● Data
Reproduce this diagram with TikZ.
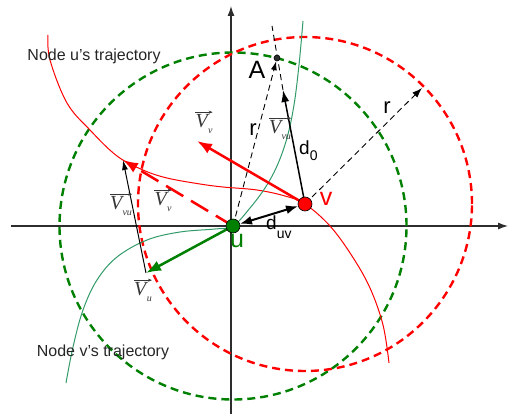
\documentclass[tikz,border=0pt]{standalone}
\usepackage{fontspec}
\setmainfont{Liberation Sans}
\newfontfamily\vfont{Liberation Serif}
\usetikzlibrary{arrows.meta,backgrounds}
\definecolor{dgreen}{RGB}{0,128,0}
\definecolor{tgreen}{RGB}{50,155,105}
\definecolor{axisgray}{RGB}{45,45,45}
\definecolor{labgray}{RGB}{55,55,55}
\newcommand{\vtext}[1]{{\vfont\itshape V\kern0.3pt\raisebox{-0.55ex}{\fontsize{10}{10}\selectfont #1}}}
\begin{document}
\begin{tikzpicture}[x=1pt,y=-1pt,
  axis/.style={draw=axisgray, line width=1.2pt, -{Latex[length=10pt,width=7pt]}},
  dcircle/.style={line width=2.4pt, dash pattern=on 8pt off 5pt},
  traj/.style={line width=1pt},
  thinarrow/.style={draw=black, line width=1pt, -{Latex[length=10pt,width=6pt]}},
  thindash/.style={draw=black, line width=0.9pt, dash pattern=on 6pt off 4pt},
  fatarrow/.style={line width=2.5pt, -{Latex[length=15pt,width=11pt]}},
  trajlab/.style={font=\fontsize{16}{16}\selectfont, text=black!85},
  biglab/.style={font=\fontsize{25}{25}\selectfont, inner sep=0pt},
  midlab/.style={font=\fontsize{19}{19}\selectfont, inner sep=0pt},
  rlab/.style={font=\fontsize{22}{22}\selectfont, inner sep=0pt},
  vl/.style={text=labgray, font=\fontsize{20}{20}\selectfont, inner sep=0pt},
  vecarrow/.style={draw=labgray, line width=0.5pt, -{Stealth[length=4pt,width=3pt]}},
  dot/.style={circle, draw=black, line width=0.6pt, inner sep=0pt}
]
\useasboundingbox (0,0) rectangle (509,414);

% nodes
\node[dot, fill=dgreen, minimum size=14pt] (u) at (233,226) {};
\node[dot, fill=red, minimum size=14pt] (v) at (305,204) {};
\node[dot, fill=axisgray, minimum size=6pt] (A) at (277,58) {};

\coordinate (xL) at (11,226);
\coordinate (xR) at (508,226);
\coordinate (yB) at (231,414);
\coordinate (yT) at (231,6);
\coordinate (vuTip) at (283,90);
\coordinate (lineTop) at (272,26);
\coordinate (rEnd) at (422,88);
\coordinate (vvTip) at (197,141);
\coordinate (vvShift) at (123,160);
\coordinate (uTip) at (146,273);

\begin{scope}[on background layer]
  % axes
  \draw[axis] (xL) -- (xR);
  \draw[axis] (yB) -- (yT);
  % range circles
  \draw[dcircle, dgreen] (u.center) circle[radius=173.5pt];
  \draw[dcircle, red] (v.center) circle[radius=167pt];
  % trajectories
  \draw[traj, red] plot[smooth, tension=0.6] coordinates {(48,35) (50,60) (67,103) (90,130) (117,156) (143,170) (167,178) (200,184) (223,187) (257,190) (285,196) (305,204) (330,226) (352,256) (370,288) (383,325) (389,363)};
  \draw[traj, tgreen] plot[smooth, tension=0.6] coordinates {(66,383) (73,347) (83,310) (97,280) (117,257) (147,240) (180,232) (215,229) (233,226) (250,208) (265,188) (277,166) (287,138) (294,105) (299,65) (303,21)};
  % dashed construction lines
  \draw[thindash, -{Latex[length=9pt,width=6pt]}] (u.center) -- (A);
  \draw[thindash] (vuTip) -- (lineTop);
  \draw[thindash, -{Latex[length=10pt,width=7pt]}] (v.center) -- (rEnd);
  % vectors
  \draw[thinarrow, line width=1.5pt, -{Latex[length=12pt,width=8pt]}] (v.center) -- (vuTip);
  \draw[fatarrow, red] (v.center) -- (vvTip);
  \draw[fatarrow, red, dash pattern=on 20pt off 9pt] (u.center) -- (vvShift);
  \draw[thinarrow] (uTip) -- (vvShift);
  \draw[fatarrow, dgreen] (u.center) -- (uTip);
  \draw[line width=2pt, {Latex[length=12pt,width=9pt]}-{Latex[length=12pt,width=9pt]}] (u) -- (v);
\end{scope}

% labels
\node[trajlab] (lu) at (94,56) {Node u's trajectory};
\node[trajlab] (lv) at (103,352) {Node v's trajectory};
\node[biglab] (lA) at (257,70) {A};
\node[biglab, text=red] (lv2) at (326,199) {v};
\node[biglab, text=dgreen] (lu2) at (237,241) {u};
\node[midlab, anchor=base west] (lduv) at (266,230) {d\raisebox{-0.45em}{\fontsize{14}{14}\selectfont uv}};
\node[midlab, anchor=base west] (ld0) at (299,155) {d\raisebox{-0.3em}{\fontsize{14}{14}\selectfont 0}};
\node[rlab] (lr1) at (253,130) {r};
\node[rlab] (lr2) at (387,108) {r};

\node[vl] (lvv1) at (204,124) {\vtext{v}};
\node[vl] (lvv2) at (163,202) {\vtext{v}};
\node[vl] (lvvu1) at (121,206) {\vtext{vu}};
\node[vl] (lvvu2) at (280,130) {\vtext{vu}};
\node[vl] (lvu) at (143,292) {\vtext{u}};
\foreach \n in {lvv1,lvv2,lvvu1,lvvu2,lvu}
  \draw[vecarrow] ([yshift=2.5pt]\n.north west) -- ([yshift=2.5pt]\n.north east);
\end{tikzpicture}
\end{document}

● Objective
Keep the pictures out of the copy and write out the data exactly as it stands.

● Reply to the task
Reproduce this diagram with TikZ.
\documentclass[tikz,border=0pt]{standalone}
\usepackage{fontspec}
\setmainfont{Liberation Sans}
\newfontfamily\vfont{Liberation Serif}
\usetikzlibrary{arrows.meta,backgrounds}
\definecolor{dgreen}{RGB}{0,128,0}
\definecolor{tgreen}{RGB}{50,155,105}
\definecolor{axisgray}{RGB}{45,45,45}
\definecolor{labgray}{RGB}{55,55,55}
\newcommand{\vtext}[1]{{\vfont\itshape V\kern0.3pt\raisebox{-0.55ex}{\fontsize{10}{10}\selectfont #1}}}
\begin{document}
\begin{tikzpicture}[x=1pt,y=-1pt,
  axis/.style={draw=axisgray, line width=1.2pt, -{Latex[length=10pt,width=7pt]}},
  dcircle/.style={line width=2.4pt, dash pattern=on 8pt off 5pt},
  traj/.style={line width=1pt},
  thinarrow/.style={draw=black, line width=1pt, -{Latex[length=10pt,width=6pt]}},
  thindash/.style={draw=black, line width=0.9pt, dash pattern=on 6pt off 4pt},
  fatarrow/.style={line width=2.5pt, -{Latex[length=15pt,width=11pt]}},
  trajlab/.style={font=\fontsize{16}{16}\selectfont, text=black!85},
  biglab/.style={font=\fontsize{25}{25}\selectfont, inner sep=0pt},
  midlab/.style={font=\fontsize{19}{19}\selectfont, inner sep=0pt},
  rlab/.style={font=\fontsize{22}{22}\selectfont, inner sep=0pt},
  vl/.style={text=labgray, font=\fontsize{20}{20}\selectfont, inner sep=0pt},
  vecarrow/.style={draw=labgray, line width=0.5pt, -{Stealth[length=4pt,width=3pt]}},
  dot/.style={circle, draw=black, line width=0.6pt, inner sep=0pt}
]
\useasboundingbox (0,0) rectangle (509,414);

% nodes
\node[dot, fill=dgreen, minimum size=14pt] (u) at (233,226) {};
\node[dot, fill=red, minimum size=14pt] (v) at (305,204) {};
\node[dot, fill=axisgray, minimum size=6pt] (A) at (277,58) {};

\coordinate (xL) at (11,226);
\coordinate (xR) at (508,226);
\coordinate (yB) at (231,414);
\coordinate (yT) at (231,6);
\coordinate (vuTip) at (283,90);
\coordinate (lineTop) at (272,26);
\coordinate (rEnd) at (422,88);
\coordinate (vvTip) at (197,141);
\coordinate (vvShift) at (123,160);
\coordinate (uTip) at (146,273);

\begin{scope}[on background layer]
  % axes
  \draw[axis] (xL) -- (xR);
  \draw[axis] (yB) -- (yT);
  % range circles
  \draw[dcircle, dgreen] (u.center) circle[radius=173.5pt];
  \draw[dcircle, red] (v.center) circle[radius=167pt];
  % trajectories
  \draw[traj, red] plot[smooth, tension=0.6] coordinates {(48,35) (50,60) (67,103) (90,130) (117,156) (143,170) (167,178) (200,184) (223,187) (257,190) (285,196) (305,204) (330,226) (352,256) (370,288) (383,325) (389,363)};
  \draw[traj, tgreen] plot[smooth, tension=0.6] coordinates {(66,383) (73,347) (83,310) (97,280) (117,257) (147,240) (180,232) (215,229) (233,226) (250,208) (265,188) (277,166) (287,138) (294,105) (299,65) (303,21)};
  % dashed construction lines
  \draw[thindash, -{Latex[length=9pt,width=6pt]}] (u.center) -- (A);
  \draw[thindash] (vuTip) -- (lineTop);
  \draw[thindash, -{Latex[length=10pt,width=7pt]}] (v.center) -- (rEnd);
  % vectors
  \draw[thinarrow, line width=1.5pt, -{Latex[length=12pt,width=8pt]}] (v.center) -- (vuTip);
  \draw[fatarrow, red] (v.center) -- (vvTip);
  \draw[fatarrow, red, dash pattern=on 20pt off 9pt] (u.center) -- (vvShift);
  \draw[thinarrow] (uTip) -- (vvShift);
  \draw[fatarrow, dgreen] (u.center) -- (uTip);
  \draw[line width=2pt, {Latex[length=12pt,width=9pt]}-{Latex[length=12pt,width=9pt]}] (u) -- (v);
\end{scope}

% labels
\node[trajlab] (lu) at (94,56) {Node u's trajectory};
\node[trajlab] (lv) at (103,352) {Node v's trajectory};
\node[biglab] (lA) at (257,70) {A};
\node[biglab, text=red] (lv2) at (326,199) {v};
\node[biglab, text=dgreen] (lu2) at (237,241) {u};
\node[midlab, anchor=base west] (lduv) at (266,230) {d\raisebox{-0.45em}{\fontsize{14}{14}\selectfont uv}};
\node[midlab, anchor=base west] (ld0) at (299,155) {d\raisebox{-0.3em}{\fontsize{14}{14}\selectfont 0}};
\node[rlab] (lr1) at (253,130) {r};
\node[rlab] (lr2) at (387,108) {r};

\node[vl] (lvv1) at (204,124) {\vtext{v}};
\node[vl] (lvv2) at (163,202) {\vtext{v}};
\node[vl] (lvvu1) at (121,206) {\vtext{vu}};
\node[vl] (lvvu2) at (280,130) {\vtext{vu}};
\node[vl] (lvu) at (143,292) {\vtext{u}};
\foreach \n in {lvv1,lvv2,lvvu1,lvvu2,lvu}
  \draw[vecarrow] ([yshift=2.5pt]\n.north west) -- ([yshift=2.5pt]\n.north east);
\end{tikzpicture}
\end{document}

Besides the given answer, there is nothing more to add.